▶ _Goal_: Print nothing but the lines from the start of the listing below through the line that contains "const panelTitles = ['Sedentaria', 'Migrante']". Do not include the pictures.

▶ _Dataset excerpt_:
==*==

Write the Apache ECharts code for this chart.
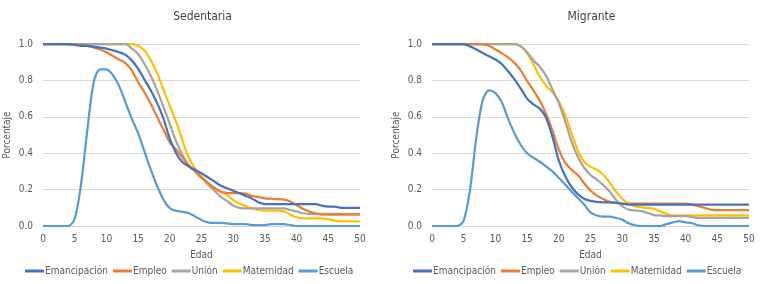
<!DOCTYPE html>
<html>
<head>
<meta charset="utf-8">
<script src="https://cdn.jsdelivr.net/npm/echarts@6/dist/echarts.min.js"></script>
<style>
  html, body { margin: 0; padding: 0; background: #fff; }
  #chart { width: 762px; height: 284px; }
</style>
</head>
<body>
<div id="chart"></div>
<script>
// Edad 0..50, one value per year
const ages = Array.from({ length: 51 }, (_, i) => i)
const xTicks = [0, 5, 10, 15, 20, 25, 30, 35, 40, 45, 50]
const yTicks = [0, 0.2, 0.4, 0.6, 0.8, 1.0]
const seriesNames = ['Emancipación', 'Empleo', 'Unión', 'Maternidad', 'Escuela']
const panelTitles = ['Sedentaria', 'Migrante']

/* ---------- Sedentaria ---------- */
const sedEmancipacion = [1, 1, 1, 1, 1, 0.995, 0.99, 0.99, 0.985, 0.98, 0.975, 0.965, 0.955, 0.94, 0.91, 0.865, 0.805, 0.745, 0.675, 0.59, 0.48, 0.40, 0.35, 0.327, 0.308, 0.29, 0.268, 0.245, 0.222, 0.207, 0.194, 0.18, 0.165, 0.15, 0.13, 0.12, 0.12, 0.12, 0.12, 0.12, 0.12, 0.12, 0.12, 0.12, 0.112, 0.107, 0.107, 0.10, 0.10, 0.10, 0.10]
const sedEmpleo = [1, 1, 1, 1, 1, 1, 0.995, 0.99, 0.98, 0.97, 0.955, 0.935, 0.915, 0.895, 0.855, 0.79, 0.735, 0.67, 0.60, 0.53, 0.46, 0.42, 0.375, 0.33, 0.30, 0.265, 0.237, 0.21, 0.19, 0.182, 0.18, 0.18, 0.178, 0.165, 0.16, 0.152, 0.15, 0.148, 0.145, 0.135, 0.115, 0.095, 0.08, 0.07, 0.062, 0.062, 0.062, 0.062, 0.062, 0.062, 0.062]
const sedUnion = [1, 1, 1, 1, 1, 1, 1, 1, 1, 1, 1, 1, 1, 1, 0.975, 0.945, 0.89, 0.825, 0.745, 0.655, 0.56, 0.465, 0.39, 0.333, 0.30, 0.265, 0.23, 0.195, 0.162, 0.138, 0.113, 0.10, 0.097, 0.097, 0.097, 0.097, 0.097, 0.097, 0.097, 0.088, 0.08, 0.07, 0.066, 0.066, 0.066, 0.066, 0.066, 0.066, 0.066, 0.066, 0.066]
const sedMaternidad = [1, 1, 1, 1, 1, 1, 1, 1, 1, 1, 1, 1, 1, 1, 1, 0.99, 0.965, 0.91, 0.84, 0.75, 0.66, 0.572, 0.47, 0.375, 0.315, 0.273, 0.24, 0.208, 0.187, 0.172, 0.142, 0.122, 0.108, 0.097, 0.088, 0.084, 0.084, 0.084, 0.08, 0.062, 0.048, 0.042, 0.042, 0.042, 0.042, 0.037, 0.03, 0.026, 0.026, 0.026, 0.026]
const sedEscuela = [0, 0, 0, 0, 0, 0.04, 0.23, 0.53, 0.79, 0.86, 0.86, 0.83, 0.77, 0.68, 0.59, 0.51, 0.41, 0.31, 0.22, 0.145, 0.098, 0.083, 0.078, 0.07, 0.052, 0.033, 0.02, 0.017, 0.017, 0.015, 0.01, 0.01, 0.01, 0.005, 0.005, 0.005, 0.01, 0.01, 0.01, 0.005, 0, 0, 0, 0, 0, 0, 0, 0, 0, 0, 0]

/* ---------- Migrante ---------- */
const migEmancipacion = [1, 1, 1, 1, 1, 1, 0.987, 0.97, 0.95, 0.933, 0.915, 0.89, 0.85, 0.806, 0.755, 0.70, 0.668, 0.645, 0.595, 0.49, 0.36, 0.275, 0.215, 0.175, 0.15, 0.138, 0.132, 0.13, 0.13, 0.127, 0.123, 0.118, 0.118, 0.118, 0.118, 0.118, 0.118, 0.118, 0.118, 0.118, 0.118, 0.118, 0.118, 0.118, 0.118, 0.118, 0.118, 0.118, 0.118, 0.118, 0.118]
const migEmpleo = [1, 1, 1, 1, 1, 1, 1, 1, 1, 0.99, 0.97, 0.95, 0.927, 0.897, 0.855, 0.797, 0.745, 0.688, 0.616, 0.525, 0.42, 0.348, 0.31, 0.28, 0.235, 0.195, 0.167, 0.148, 0.133, 0.128, 0.123, 0.123, 0.123, 0.123, 0.123, 0.123, 0.123, 0.123, 0.123, 0.123, 0.123, 0.118, 0.109, 0.10, 0.09, 0.087, 0.087, 0.087, 0.087, 0.087, 0.087]
const migUnion = [1, 1, 1, 1, 1, 1, 1, 1, 1, 1, 1, 1, 1, 1, 0.987, 0.955, 0.91, 0.875, 0.825, 0.75, 0.675, 0.575, 0.465, 0.38, 0.32, 0.28, 0.255, 0.225, 0.19, 0.145, 0.109, 0.09, 0.085, 0.082, 0.072, 0.06, 0.058, 0.054, 0.054, 0.054, 0.054, 0.05, 0.045, 0.045, 0.045, 0.045, 0.045, 0.045, 0.045, 0.045, 0.045]
const migMaternidad = [1, 1, 1, 1, 1, 1, 1, 1, 1, 1, 1, 1, 1, 1, 0.987, 0.95, 0.888, 0.82, 0.77, 0.734, 0.684, 0.61, 0.51, 0.415, 0.353, 0.326, 0.309, 0.283, 0.24, 0.19, 0.15, 0.123, 0.109, 0.103, 0.10, 0.094, 0.08, 0.067, 0.058, 0.058, 0.058, 0.058, 0.058, 0.058, 0.058, 0.058, 0.058, 0.058, 0.058, 0.058, 0.058]
const migEscuela = [0, 0, 0, 0, 0, 0.03, 0.20, 0.49, 0.69, 0.745, 0.73, 0.68, 0.59, 0.51, 0.445, 0.40, 0.375, 0.353, 0.328, 0.30, 0.265, 0.228, 0.19, 0.154, 0.118, 0.075, 0.058, 0.052, 0.052, 0.045, 0.035, 0.015, 0.004, 0, 0, 0, 0, 0.01, 0.02, 0.027, 0.02, 0.015, 0.004, 0, 0, 0, 0, 0, 0, 0, 0]

/* Office-style palette */
const COLORS = ['#4472C4', '#ED7D31', '#A5A5A5', '#FFC000', '#5B9BD5']
const FONT = '"DejaVu Sans Condensed", "Liberation Sans Narrow", sans-serif'
const TEXT = '#595959'
const GRID_LINE = '#d9d9d9'

const panels = [
  [sedEmancipacion, sedEmpleo, sedUnion, sedMaternidad, sedEscuela],
  [migEmancipacion, migEmpleo, migUnion, migMaternidad, migEscuela],
]
const gridLefts = [43, 432]
const gridWidth = 317
const legendLefts = [25, 413]

const chart = echarts.init(document.getElementById('chart'), null, { renderer: 'canvas' })

const option = {
  animation: false,
  backgroundColor: '#fff',
  color: COLORS,
  textStyle: { fontFamily: FONT },
  title: panelTitles.map((t, i) => ({
    text: t,
    left: gridLefts[i] + gridWidth / 2 - 4,
    textAlign: 'center',
    top: 6,
    textStyle: { fontFamily: FONT, fontSize: 12, fontWeight: 'normal', color: '#404040' },
  })),
  legend: legendLefts.map(l => ({
    data: seriesNames,
    left: l,
    top: 266,
    width: 420,
    padding: 0,
    orient: 'horizontal',
    itemWidth: 19,
    itemHeight: 3,
    itemGap: 5,
    icon: 'rect',
    textStyle: { fontFamily: FONT, fontSize: 10, color: TEXT, padding: [0, 0, 0, -4] },
  })),
  grid: gridLefts.map(l => ({ left: l, width: gridWidth, top: 44, height: 182 })),
  xAxis: gridLefts.map((_, i) => ({
    type: 'value',
    gridIndex: i,
    min: 0,
    max: 50,
    interval: 5,
    name: 'Edad',
    nameLocation: 'middle',
    nameGap: 24,
    nameTextStyle: { fontFamily: FONT, fontSize: 10, color: TEXT },
    axisLine: { show: true, lineStyle: { color: GRID_LINE } },
    axisTick: { show: false },
    splitLine: { show: false },
    axisLabel: { fontFamily: FONT, fontSize: 10, color: TEXT, margin: 8,
      formatter: v => xTicks.includes(v) ? String(v) : '' },
  })),
  yAxis: gridLefts.map((_, i) => ({
    type: 'value',
    gridIndex: i,
    min: 0,
    max: 1,
    interval: 0.2,
    name: 'Porcentaje',
    nameLocation: 'middle',
    nameGap: 31,
    nameRotate: 90,
    nameTextStyle: { fontFamily: FONT, fontSize: 10, color: TEXT },
    axisLine: { show: false },
    axisTick: { show: false },
    splitLine: { lineStyle: { color: GRID_LINE, width: 1 } },
    axisLabel: { fontFamily: FONT, fontSize: 10, color: TEXT, margin: 10,
      formatter: v => yTicks.some(t => Math.abs(t - v) < 1e-6) ? v.toFixed(1) : '' },
  })),
  series: [],
}

panels.forEach((rows, p) => {
  rows.forEach((vals, k) => {
    option.series.push({
      name: seriesNames[k],
      type: 'line',
      xAxisIndex: p,
      yAxisIndex: p,
      data: ages.map((a, j) => [a, vals[j]]),
      showSymbol: false,
      smooth: 0.3,
      lineStyle: { width: 2.25, color: COLORS[k] },
      itemStyle: { color: COLORS[k] },
      z: 10 - k,
    })
  })
})

chart.setOption(option)
</script>
</body>
</html>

==*==

▶ _Output of the exercise_:
Write the Apache ECharts code for this chart.
<!DOCTYPE html>
<html>
<head>
<meta charset="utf-8">
<script src="https://cdn.jsdelivr.net/npm/echarts@6/dist/echarts.min.js"></script>
<style>
  html, body { margin: 0; padding: 0; background: #fff; }
  #chart { width: 762px; height: 284px; }
</style>
</head>
<body>
<div id="chart"></div>
<script>
// Edad 0..50, one value per year
const ages = Array.from({ length: 51 }, (_, i) => i)
const xTicks = [0, 5, 10, 15, 20, 25, 30, 35, 40, 45, 50]
const yTicks = [0, 0.2, 0.4, 0.6, 0.8, 1.0]
const seriesNames = ['Emancipación', 'Empleo', 'Unión', 'Maternidad', 'Escuela']
const panelTitles = ['Sedentaria', 'Migrante']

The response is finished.